Portfolio Reset for Operating Partners: Standardized Metrics and Early Intervention Triggers

leadership roundtable data review

Many operating partners spend the year responding to portfolio problems that could have been spotted as early as January.

For example, a company might miss its Q1 pipeline targets, but the discussion only happens in April. Another might see win rates drop in February, but action isn’t taken until the forecast is in danger. Churn trends can show up in Q1, but often go unaddressed until renewals are already lost.

Operating partners can spot performance gaps early, but without standardized metrics and clear triggers for action, it’s hard to act quickly. By the time issues come up in board meetings, it’s often too late to fix them.

January is different. Schedules are less crowded, companies are setting their routines, and operating partners have time to put systems in place that help avoid surprises later.

The January Advantage: Fewer Meetings, Better Insights

From late December to early January, operating partners can pause the day-to-day firefighting and focus on designing systems for the whole portfolio. This is the time to ask key questions: Which metrics show GTM health? How can we compare performance fairly? What signs should trigger early intervention?

Operating partners who use January to set up these systems rely on data, not just intuition.

The Portfolio Dashboard: Four GTM Metrics That Matter Most

To oversee a portfolio well, you need a focused set of metrics that apply to all companies and highlight performance patterns early.

Sales velocity brings together deal size, win rate, cycle time, and rep productivity into one metric. You can track it monthly and compare it across all portfolio companies.
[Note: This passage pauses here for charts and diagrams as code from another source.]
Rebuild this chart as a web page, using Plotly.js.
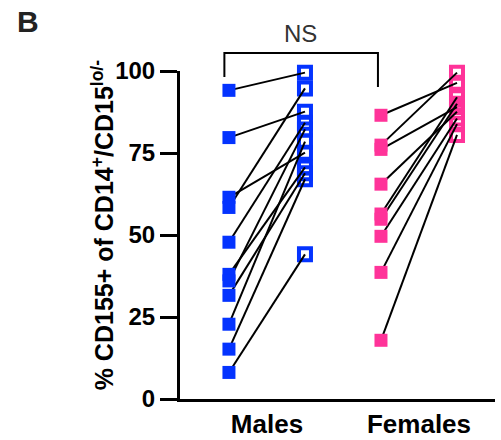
<!DOCTYPE html>
<html>
<head>
<meta charset="utf-8">
<script src="https://cdn.plot.ly/plotly-3.0.1.min.js"></script>
<style>html,body{margin:0;padding:0;background:#fff;}#chart{width:501px;height:440px;}</style>
</head>
<body>
<div id="chart"></div>
<script>
// Data
var groups = ['Males', 'Females'];
var malesBefore = [94.1, 79.7, 61.5, 58.4, 47.8, 38.0, 36.0, 31.6, 22.8, 15.2, 8.1];
var malesAfter  = [99.5, 87.6, 75.1, 94.7, 84.2, 70.6, 82.2, 68.8, 78.5, 67.0, 44.1];
var femalesBefore = [86.5, 77.4, 76.1, 65.5, 56.4, 54.8, 49.6, 38.6, 17.9];
var femalesAfter  = [96.4, 99.5, 89.0, 87.6, 92.0, 90.0, 85.5, 83.8, 80.5];
var pairOffset = 0.25;

var blue = '#0433ff', pink = '#ff3399';
var traces = [];

function addGroup(center, before, after, color) {
  var xb = before.map(function(){return center - pairOffset;});
  var xa = after.map(function(){return center + pairOffset;});
  // post (open squares)
  traces.push({x: xa, y: after, type: 'scatter', mode: 'markers', cliponaxis: false,
    marker: {symbol: 'square-open', size: 12, color: color, line: {width: 4, color: color}},
    hoverinfo: 'skip', showlegend: false});
  // connecting lines
  var lx = [], ly = [];
  for (var i = 0; i < before.length; i++) {
    lx.push(center - pairOffset, center + pairOffset, null);
    ly.push(before[i], after[i], null);
  }
  traces.push({x: lx, y: ly, type: 'scatter', mode: 'lines', cliponaxis: false,
    line: {color: '#000', width: 2}, hoverinfo: 'skip', showlegend: false});
  // pre (filled squares)
  traces.push({x: xb, y: before, type: 'scatter', mode: 'markers', cliponaxis: false,
    marker: {symbol: 'square', size: 13, color: color},
    hoverinfo: 'skip', showlegend: false});
}
addGroup(1, malesBefore, malesAfter, blue);
addGroup(2, femalesBefore, femalesAfter, pink);

var layout = {
  width: 501, height: 440,
  margin: {l: 180, r: 6, t: 71, b: 41},
  paper_bgcolor: '#fff', plot_bgcolor: '#fff',
  font: {family: 'Liberation Sans, Arial, sans-serif', color: '#000'},
  showlegend: false,
  xaxis: {range: [0.428, 2.5], tickvals: [1, 2], ticktext: groups.map(function(g){return '<b>' + g + '</b>';}),
    showgrid: false, zeroline: false, showline: true, linecolor: '#000', linewidth: 3,
    ticks: '', tickfont: {size: 26, color: '#000'}, fixedrange: true},
  yaxis: {range: [0, 100], tickvals: [0, 25, 50, 75, 100],
    ticktext: ['<b>0</b>', '<b>25</b>', '<b>50</b>', '<b>75</b>', '<b>100</b>'],
    showgrid: false, zeroline: false, showline: true, linecolor: '#000', linewidth: 3,
    ticks: 'outside', ticklen: 17, tickwidth: 3, tickcolor: '#000',
    tickfont: {size: 24, color: '#000'},
    fixedrange: true},
  shapes: [
    {type: 'path', xref: 'paper', yref: 'paper', path: 'M 0.1409 0.982 L 0.1409 1.055 L 0.6284 1.055 L 0.6284 0.951',
      line: {color: '#000', width: 2}}
  ],
  annotations: [
    {text: '<b>% CD155+ of CD14<sup>+</sup>/CD15<sup>lo/-</sup></b>', xref: 'paper', yref: 'paper',
      x: -0.244, y: 0.53, xanchor: 'center', yanchor: 'middle', textangle: -90, showarrow: false,
      font: {size: 25, color: '#000'}},
    {text: 'NS', xref: 'paper', yref: 'paper', x: 0.381, y: 1.113, xanchor: 'center', yanchor: 'middle', showarrow: false,
      font: {size: 24, color: '#333'}},
    {text: '<b>B</b>', xref: 'paper', yref: 'paper', x: -0.524, y: 1.152, xanchor: 'left', yanchor: 'middle', showarrow: false,
      font: {size: 30, color: '#222'}}
  ]
};
Plotly.newPlot('chart', traces, layout, {displayModeBar: false, staticPlot: true});
</script>
</body>
</html>
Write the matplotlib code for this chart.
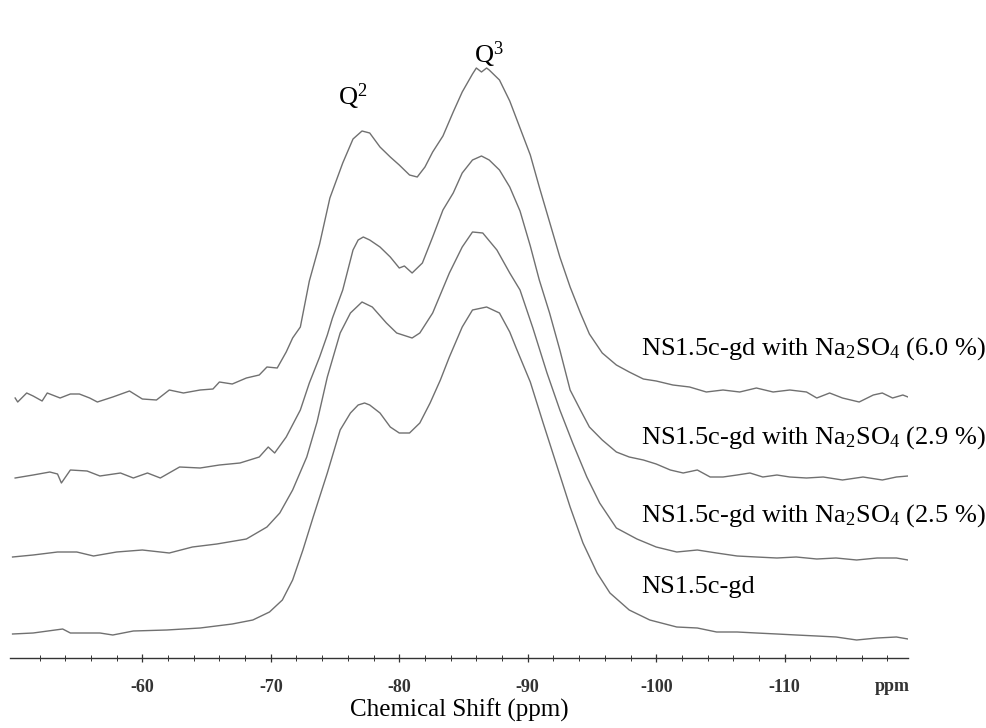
import numpy as np
import matplotlib
matplotlib.use('Agg')
import matplotlib.pyplot as plt

plt.rcParams['font.family'] = ['Liberation Serif', 'DejaVu Serif']
plt.rcParams['mathtext.fontset'] = 'custom'
plt.rcParams['mathtext.rm'] = 'Liberation Serif'
plt.rcParams['mathtext.it'] = 'Liberation Serif:italic'

# 29Si NMR spectra (x: ppm, y: intensity, arbitrary units with stacking offset)
ppm_60 = [-50.1, -50.3, -51.0, -51.5, -52.2, -52.6, -53.6, -54.4, -55.1, -55.9, -56.5, -57.7, -59.0, -60.0,
          -61.1, -62.1, -63.2, -64.5, -65.5, -66.0, -67.0, -68.1, -69.1, -69.7, -70.5, -71.2, -71.7, -72.3,
          -73.0, -73.8, -74.6, -75.6, -76.4, -77.1, -77.7, -78.5, -79.3, -80.0, -80.8, -81.4, -82.0, -82.6,
          -83.4, -84.2, -84.9, -85.7, -86.0, -86.4, -86.8, -87.0, -87.8, -88.6, -89.4, -90.2, -90.9, -91.7,
          -92.5, -93.3, -94.1, -94.8, -95.8, -96.9, -97.9, -99.0, -100.0, -101.3, -102.6, -103.9, -105.2,
          -106.5, -107.8, -109.1, -110.4, -111.7, -112.5, -113.5, -114.5, -115.8, -116.9, -117.6, -118.4,
          -119.2, -119.6]
int_60 = [260, 256, 265, 262, 257, 265, 260, 264, 264, 260, 256, 261, 267, 259,
          258, 268, 265, 268, 269, 276, 274, 280, 283, 291, 290, 306, 320, 331,
          377, 414, 460, 495, 519, 527, 525, 511, 501, 493, 483, 481, 491, 506,
          522, 546, 566, 584, 590, 586, 590, 588, 578, 557, 530, 503, 471, 436,
          401, 371, 345, 324, 305, 293, 286, 279, 277, 273, 271, 266, 268,
          266, 270, 266, 268, 266, 260, 265, 260, 256, 263, 265, 260,
          263, 261]

ppm_29 = [-50.1, -51.5, -52.8, -53.4, -53.7, -54.4, -55.7, -56.7, -58.3, -59.3, -60.4, -61.4, -62.9, -64.5,
          -66.0, -67.6, -69.1, -69.8, -70.3, -71.2, -72.3, -73.0, -73.8, -74.4, -74.8, -75.6, -76.4, -76.8,
          -77.2, -77.7, -78.5, -79.3, -80.0, -80.4, -81.0, -81.8, -82.6, -83.4, -84.2, -84.9, -85.7, -86.4,
          -87.0, -87.8, -88.6, -89.4, -90.2, -90.9, -91.7, -92.5, -93.3, -94.1, -94.8, -95.8, -96.9, -97.9,
          -99.0, -100.0, -101.1, -102.1, -103.2, -104.2, -105.2, -106.3, -107.3, -108.3, -109.4, -110.4,
          -111.7, -113.0, -114.5, -116.1, -117.6, -118.7, -119.6]
int_29 = [180, 183, 186, 184, 175, 188, 187, 182, 185, 180, 185, 180, 191, 190,
          193, 195, 201, 211, 205, 221, 248, 275, 301, 323, 340, 368, 408, 418,
          421, 418, 411, 401, 390, 392, 385, 395, 421, 448, 465, 485, 498, 502,
          498, 488, 471, 447, 412, 378, 345, 308, 268, 248, 231, 218, 206, 201,
          198, 194, 188, 185, 188, 181, 181, 183, 185, 181, 183, 181,
          180, 181, 178, 181, 178, 181, 182]

ppm_25 = [-49.9, -51.5, -53.4, -54.9, -56.2, -58.0, -60.0, -62.1, -63.9, -65.8, -68.1, -69.7, -70.7, -71.7,
          -72.8, -73.6, -74.4, -75.4, -76.2, -77.1, -77.9, -79.0, -79.8, -81.0, -81.6, -82.6, -83.9, -84.9,
          -85.7, -86.5, -87.6, -88.6, -89.4, -90.4, -91.5, -92.5, -93.5, -94.6, -95.6, -96.9, -98.5, -100.0,
          -101.6, -103.2, -104.7, -106.3, -107.8, -109.4, -110.9, -112.5, -114.0, -115.6, -117.2, -118.7,
          -119.6]
int_25 = [101, 103, 106, 106, 102, 106, 108, 105, 111, 114, 119, 131, 145, 168,
          201, 236, 281, 325, 345, 356, 351, 335, 325, 320, 325, 345, 385, 411,
          426, 425, 408, 385, 368, 330, 285, 248, 215, 181, 155, 130, 119, 111,
          106, 108, 105, 102, 101, 100, 101, 99, 100, 98, 100, 100,
          98]

ppm_0 = [-49.9, -51.5, -53.8, -54.4, -56.7, -57.7, -59.3, -61.9, -64.5, -67.0, -68.6, -69.9, -70.9, -71.7,
         -72.5, -73.3, -74.4, -75.4, -76.2, -76.8, -77.3, -77.7, -78.5, -79.3, -80.0, -80.8, -81.6, -82.4,
         -83.2, -83.9, -84.9, -85.7, -86.8, -87.8, -88.6, -89.1, -90.2, -91.2, -92.3, -93.3, -94.3, -95.4,
         -96.4, -97.9, -99.5, -101.6, -103.2, -104.7, -106.3, -107.8, -109.4, -110.9, -112.5, -114.0,
         -115.6, -117.2, -118.7, -119.6]
int_0 = [24, 25, 29, 25, 25, 23, 27, 28, 30, 34, 38, 46, 58, 78,
         108, 141, 185, 228, 245, 253, 255, 253, 245, 231, 225, 225, 235, 255,
         278, 301, 331, 348, 351, 345, 326, 310, 276, 235, 191, 151, 115, 85,
         65, 48, 38, 31, 30, 26, 26, 25, 24, 23, 22, 21,
         18, 20, 21, 19]

labels = ['NS1.5c-gd with Na$_2$SO$_4$ (6.0 %)', 'NS1.5c-gd with Na$_2$SO$_4$ (2.9 %)',
          'NS1.5c-gd with Na$_2$SO$_4$ (2.5 %)', 'NS1.5c-gd']
label_y = [309, 220, 142, 71]
tick_vals = [-60, -70, -80, -90, -100, -110]

fig = plt.figure(figsize=(9.87, 7.28), dpi=100)
ax = fig.add_axes([10 / 987, 70 / 728, 898 / 987, 658 / 728])

for x, y in [(ppm_60, int_60), (ppm_29, int_29), (ppm_25, int_25), (ppm_0, int_0)]:
    ax.plot(x, y, color='#707070', lw=1.0)

ax.set_xlim(-49.7, -119.6)
ax.set_ylim(0, 658)

for s in ['left', 'top', 'right']:
    ax.spines[s].set_visible(False)
ax.spines['bottom'].set_color('#333333')
ax.spines['bottom'].set_linewidth(1.0)
ax.set_yticks([])
ax.set_xticks(tick_vals)
ax.set_xticks(np.arange(-52, -120, -2), minor=True)
ax.set_xticklabels([str(t) for t in tick_vals], fontweight='bold', fontsize=13)
ax.tick_params(axis='x', which='major', direction='inout', length=6, width=0.9, pad=12, colors='#333333')
ax.tick_params(axis='x', which='minor', direction='inout', length=4, width=0.7, colors='#333333')
ax.text(-118.4, -(3 + 12 * 100 / 72) / 658, 'ppm', transform=ax.get_xaxis_transform(), ha='center', va='top',
        fontweight='bold', fontsize=13, color='#333333')
ax.set_xlabel('Chemical Shift (ppm)', fontsize=18, labelpad=2)

# peak labels
ax.text(-76.4, 561, 'Q$^2$', ha='center', va='center', fontsize=19)
ax.text(-87.0, 603, 'Q$^3$', ha='center', va='center', fontsize=19)

for lab, ly in zip(labels, label_y):
    ax.text(-98.8, ly, lab, ha='left', va='center', fontsize=19, clip_on=False)

fig.savefig('out.png', dpi=100)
Pipeline coverage shows if your numbers support the plan. It should be based on real win rates, not just hopeful estimates.

Win rate by segment shows if companies are going after the right opportunities. If win rates drop, it usually means there’s a mismatch between the ideal customer profile and the real pipeline.

Customer churn rate shows if revenue is growing or slipping away. If net revenue retention falls below 90%, the business is losing customers faster than it can bring in new ones.

Operating partners who set these four metrics as a baseline in January can spot which companies need quick help, which are doing well, and where there are patterns to repeat.

Week 1: Segment Companies and Set Intervention Triggers

Operating partners sort portfolio companies into Green, Yellow, and Red groups based on their GTM performance.

Green companies show strong sales velocity, solid pipeline coverage, steady win rates, and stable retention. They only need light oversight, not hands-on help.

Yellow companies have one or two GTM issues holding back growth. They need targeted support for things like defining their ideal customer profile or fixing sales process gaps.

Red companies face several GTM problems that put the plan at risk. They need specialists to step in right away to steady execution.

In Week 1, set clear triggers for when to step in, so decisions are consistent. For example, if sales velocity drops by 15%, bring in specialists. If churn goes over 12%, focus on retention. If pipeline coverage falls below 3x, talk to the CEO right away.

Weeks 2 to 3: Scale Patterns and Deploy Specialists

In Week 2, look for repeatable patterns in Green companies. Operating partners watch what top performers do differently and write down practices that can help Yellow and Red companies, too.

Strong discipline around ideal customer profiles helps improve win rates. Clear criteria for moving deals forward speed up pipeline velocity. Getting customers to value quickly lowers early churn.

In Week 3, send GTM specialists to Red companies. These specialists address issues like misaligned customer profiles, pipeline qualification gaps, sales process breakdowns, or problems with retention systems.

Operating partners also look for high-value AI pilots that improve GTM efficiency, such as lead qualification or detecting churn risk.

Week 4: Lock Portfolio-Wide Cadence

Each month, portfolio GTM reviews use the same metrics to compare how companies are doing. Operating partners check sales velocity, pipeline health, win rates, and churn to spot where early help is needed.

Every quarter, GTM deep dives bring portfolio leaders together to share what’s working and help everyone learn faster.

Monthly CEO peer discussions help keep everyone accountable. When CEOs see how others have solved similar problems, they’re more likely to adopt new solutions quickly.

This regular schedule keeps things on track. Problems are found each month, specialists step in to help, and progress is tracked every quarter.

Fast Start Guide

Why This System Works

Using the Green/Yellow/Red triage system, along with consistent metrics and clear triggers, makes it easier to oversee the whole portfolio. Operating partners can use data to decide where to put resources, instead of just reacting to the noisiest issues.

Companies get the right support at the right time. Green companies aren’t micromanaged. Yellow companies get focused help. Red companies get immediate attention. The whole portfolio moves faster because you spot patterns early and scale solutions.

Download the January Fast Start Guide for PE-backed GTM teams and use the weekly blueprint to standardize how you manage your portfolio and plan interventions.

In January, you can set up systems that make portfolio GTM performance clear and actionable. Otherwise, you risk spending the rest of the year finding problems too late to fix them well.